One thing that was driving be crazy with lwp was finding the documentation on using and flushing cookies. I finally got it right through trial and a lot of error.

bobriggs

3:55 am on Apr 2, 2001 (gmt 0)

WebmasterWorld Senior Member 10+ Year Member



littleman:

1. How to rotate IP's? (wow!)
(Or is that just a dialup [dynamic] IP changing by itself?)

2. What is LWP?

TIA

Brett_Tabke

4:24 am on Apr 2, 2001 (gmt 0)

WebmasterWorld Administrator 10+ Year Member Top Contributors Of The Month



Dialup IP Bob.
LWP = libwww perl module.

I never could get the lwp cookies figured out last year so I went to all socket based. The trouble I ever had there was with Hotbots MS boxes. Finally figured out if I'd send an accept */* as part of the header, it would work fine (just something about the way I'd setup the code).

If you do write an automated tool, do try to keep respectful in the number of searches you run per day. As someone who runs many sites that are targets for spiders, I can sympathize with the se's on the issue. I don't know what that figure is, but try to keep it under 1 request a minute. Slow and steady in off hours works best. Let it run while you sleep. I have a personal limit of 500 a day max per engine. Most days I don't even run it.

bobriggs

5:17 am on Apr 2, 2001 (gmt 0)

WebmasterWorld Senior Member 10+ Year Member



Ok, Now I get it. lwp, you guys being on *nix machines. I'm on a Win Box. But I do have a secure shell account on a *nix box. I can duplicate 1,3,4,5,and 6, on my windows box. but rotating IP's is out of my control. Can this be handled in unix with lwp?

littleman

5:45 am on Apr 2, 2001 (gmt 0)



It all could be done in windows too. It is relatively simple to use public proxies, If you have only one IP, just use someone else's.

jhee

5:13 pm on Apr 3, 2001 (gmt 0)



Mr. Kane,

Is this search tool for finding keywords, or for finding how your competition is ranked?

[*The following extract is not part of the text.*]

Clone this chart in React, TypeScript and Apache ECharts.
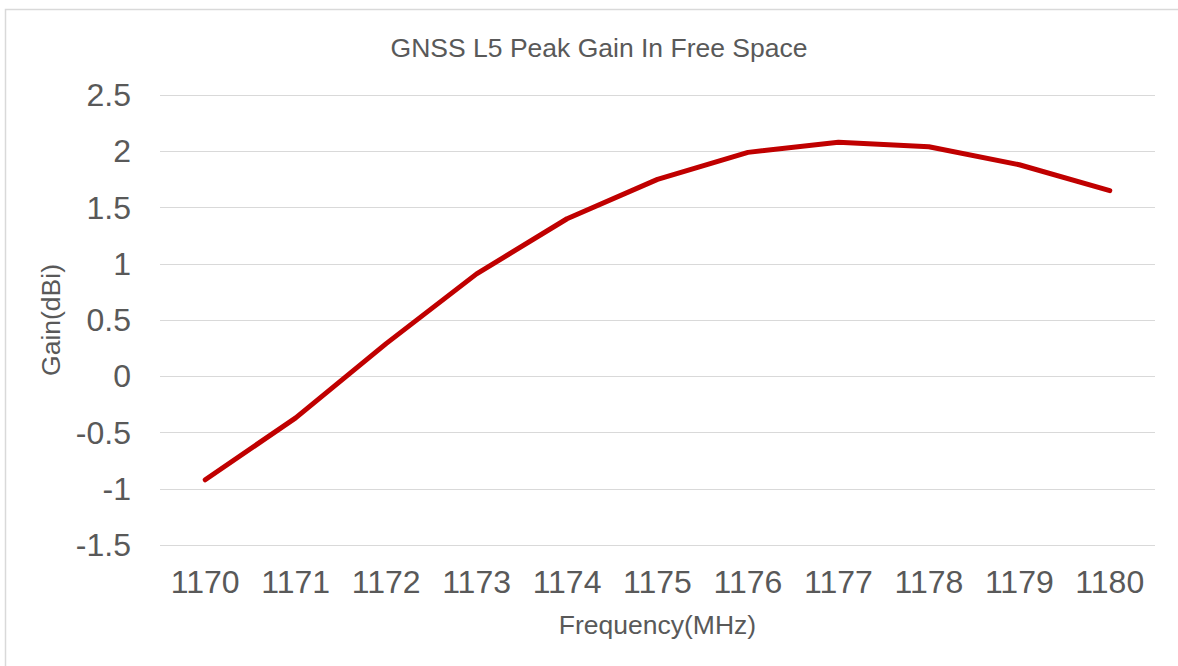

I am not understanding why one would do this.

-jhee

sugarkane

10:11 pm on Apr 3, 2001 (gmt 0)

WebmasterWorld Senior Member 10+ Year Member



Hi jhee, and welcome to webmasterworld.

I'd be using it for 2 things - firstly to check my own rankings for a range of keywords on various sites (I'm totally disorganised about keeping a watch on my rankings, it'd be nice to automate the process), and also to gather information about the search results for a large amount of randomly chosen and popular keywords. This would provide the raw data for analysis to try and figure out an engine's algo.

(Plus, of course, I'd have fun doing the scripting ;)